Peyami Safa'nın Fatih Harbiye ve Yalnızız kitaplarını okuduktan sonra derinden etkilendiğimi anlayınca ve zaman zaman Neriman, zaman zaman da Meral'in içsel buhranlarını kendi içimde keşfedince yazarın diğer kitaplarını da okumaya karar verdim. Tabi bunda Samim'in beni kendine bağlayan cazibesi ve Simeranyası da etkili olmuştur muhakkak.
Dokuzuncu hariciye koğuşu, yazarın da muzdarip olduğu kemik tüberkülozu hastalığının karakterin ruhundaki etkisini ve ilk gençlik yıllarında yaşadıklarını kaleme aldığı, otobiyografik ögeler ve derin psikolojik tahliller içeren, insan ruhuna nüfuz eden bir roman.

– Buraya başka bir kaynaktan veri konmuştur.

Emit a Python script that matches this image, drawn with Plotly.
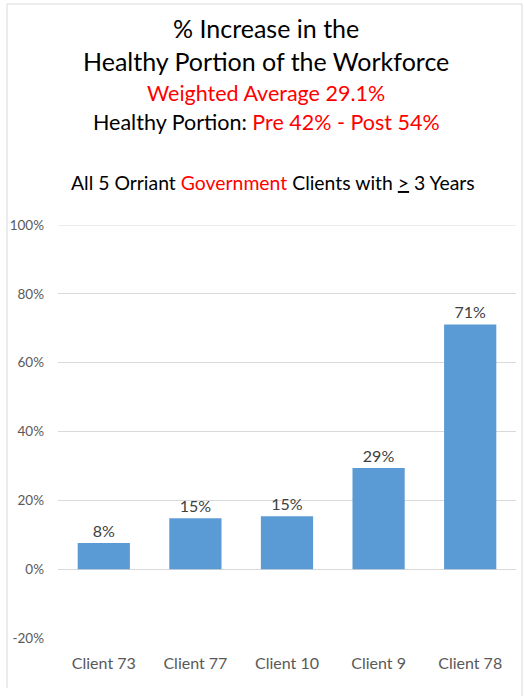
import plotly.graph_objects as go

clients = ["Client 73", "Client 77", "Client 10", "Client 9", "Client 78"]
increase_pct = [7.6, 14.8, 15.4, 29.4, 71.1]
tick_vals = [-20, 0, 20, 40, 60, 80, 100]
tick_text = ["-20%", "0%", "20%", "40%", "60%", "80%", "100%"]

W, H = 524, 696
L, R, T, B = 58, 8, 225, 58
PW, PH = W - L - R, H - T - B

FONT = "Lato, 'Open Sans', sans-serif"
RED = "#ff0000"
BLACK = "#000000"
GRID = "#d9d9d9"


def px_x(x):
    return (x - L) / PW


def px_y(y):
    return (H - B - y) / PH


fig = go.Figure(
    go.Bar(
        x=clients,
        y=increase_pct,
        marker=dict(color="#5b9bd5", line=dict(width=0)),
        texttemplate="%{y:.0f}%",
        textposition="outside",
        textfont=dict(size=16, color="#404040", family=FONT),
        cliponaxis=False,
        width=0.57,
    )
)

# (centre x, centre y, font size, rich text)
title_lines = [
    (266, 28, 25, f"<span style='color:{BLACK}'>% Increase in the</span>"),
    (266, 61, 25, f"<span style='color:{BLACK}'>Healthy Portion of the Workforce</span>"),
    (266, 93, 21.5, f"<span style='color:{RED}'>Weighted Average 29.1%</span>"),
    (266, 122, 21.5, f"<span style='color:{BLACK}'>Healthy Portion: </span>"
                     f"<span style='color:{RED}'>Pre 42% - Post 54%</span>"),
    (273, 182, 19.4, f"<span style='color:{BLACK}'>All 5 Orriant </span>"
                     f"<span style='color:{RED}'>Government</span>"
                     f"<span style='color:{BLACK}'> Clients with <u>></u> 3 Years</span>"),
]

annotations = []
for cx, cy, size, txt in title_lines:
    annotations.append(
        dict(
            x=px_x(cx), y=px_y(cy), xref="paper", yref="paper",
            text=txt, showarrow=False, xanchor="center", yanchor="middle",
            font=dict(size=size, family=FONT, color=BLACK),
        )
    )

border = dict(color=GRID, width=1)
shapes = [
    # chart frame
    dict(type="line", xref="paper", yref="paper",
         x0=px_x(7), x1=px_x(7), y0=px_y(4), y1=px_y(688), line=border),
    dict(type="line", xref="paper", yref="paper",
         x0=px_x(7), x1=px_x(522), y0=px_y(4), y1=px_y(4), line=border),
    dict(type="line", xref="paper", yref="paper",
         x0=px_x(522), x1=px_x(522), y0=px_y(4), y1=px_y(696), line=border),
    # top gridline at the range edge
    dict(type="line", xref="paper", yref="y", x0=0, x1=1,
         y0=tick_vals[-1], y1=tick_vals[-1], line=dict(color=GRID, width=1),
         layer="below"),
]

fig.update_layout(
    width=W, height=H,
    margin=dict(l=L, r=R, t=T, b=B),
    paper_bgcolor="white", plot_bgcolor="white",
    showlegend=False,
    annotations=annotations,
    shapes=shapes,
    font=dict(family=FONT),
)

fig.update_yaxes(
    range=[-20, 100],
    tickvals=tick_vals, ticktext=tick_text,
    showgrid=True, gridcolor=GRID, gridwidth=1,
    zeroline=False, showline=False, ticks="",
    ticklabelstandoff=13,
    tickfont=dict(size=13.5, color="#595959", family=FONT),
)

fig.update_xaxes(
    showgrid=False, showline=False, ticks="",
    ticklabelstandoff=14,
    tickfont=dict(size=16, color="#595959", family=FONT),
)

fig.write_html("out.html")
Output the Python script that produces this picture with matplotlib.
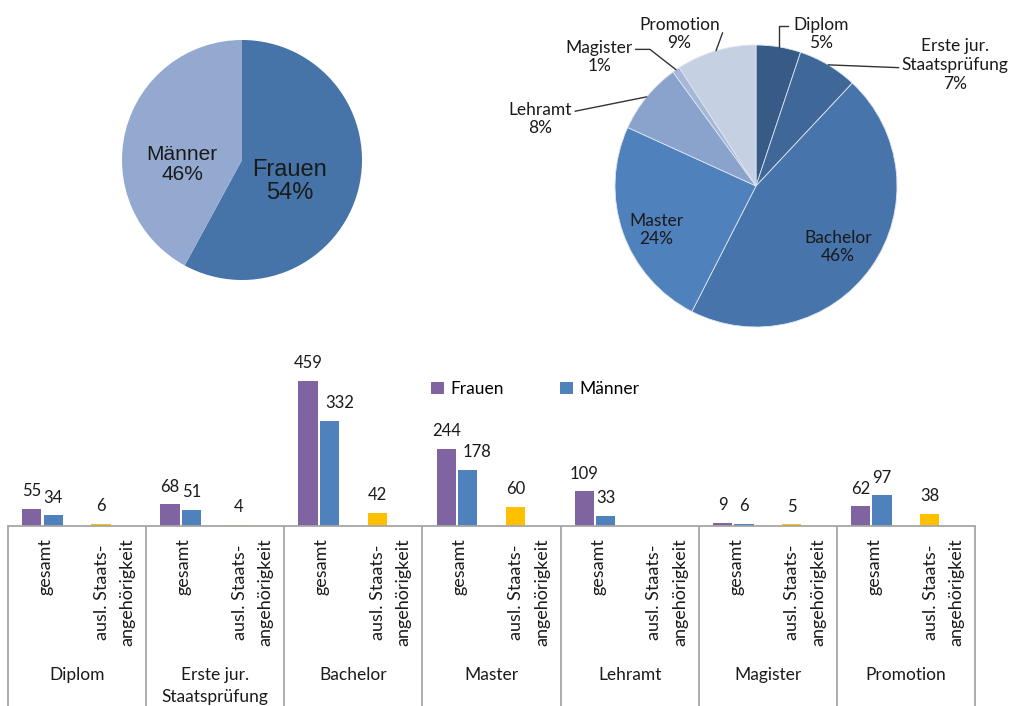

Yazarın toplumsal gerçekçi anlatımı, insan hissiyatını dışa vuran cümleleri ve Türkçemizi kullanışındaki muntazam edebi dili okuma hazzımı doruklara çıkardı.
Ayrıca kitap, bir hekim adayı olarak bir hastanın gözünden hastalığı görmek ve hastanın yaşadığı ruhsal sıkıntıları anlamak açısından beni daha da içine çekti. Her satırıyla okunmaya değer olduğunu düşündüğüm bir kitap oldu. Herkese muhakkak okumasını tavsiye ederim, umarım ömür müsaade eder de birkaç defa daha okuma saadetine nail olurum.
Küçük birkaç alıntı:
"Ağaçların bile sıhhatine imrenerek yürüdüm."
"Hâlbuki mesele çok basit: İnsan hastalanır ve ölür."
"İçimde hep ne olduklarını bilmediğim gizli ve meçhul ümitlere sarılmıştım; onlar olmasa bir saniye nefes alamazdım; çünkü bütün hesaplar aleyhime çıkıyordu, bu meçhul ümitler beni aldatırsa mahvolacaktım."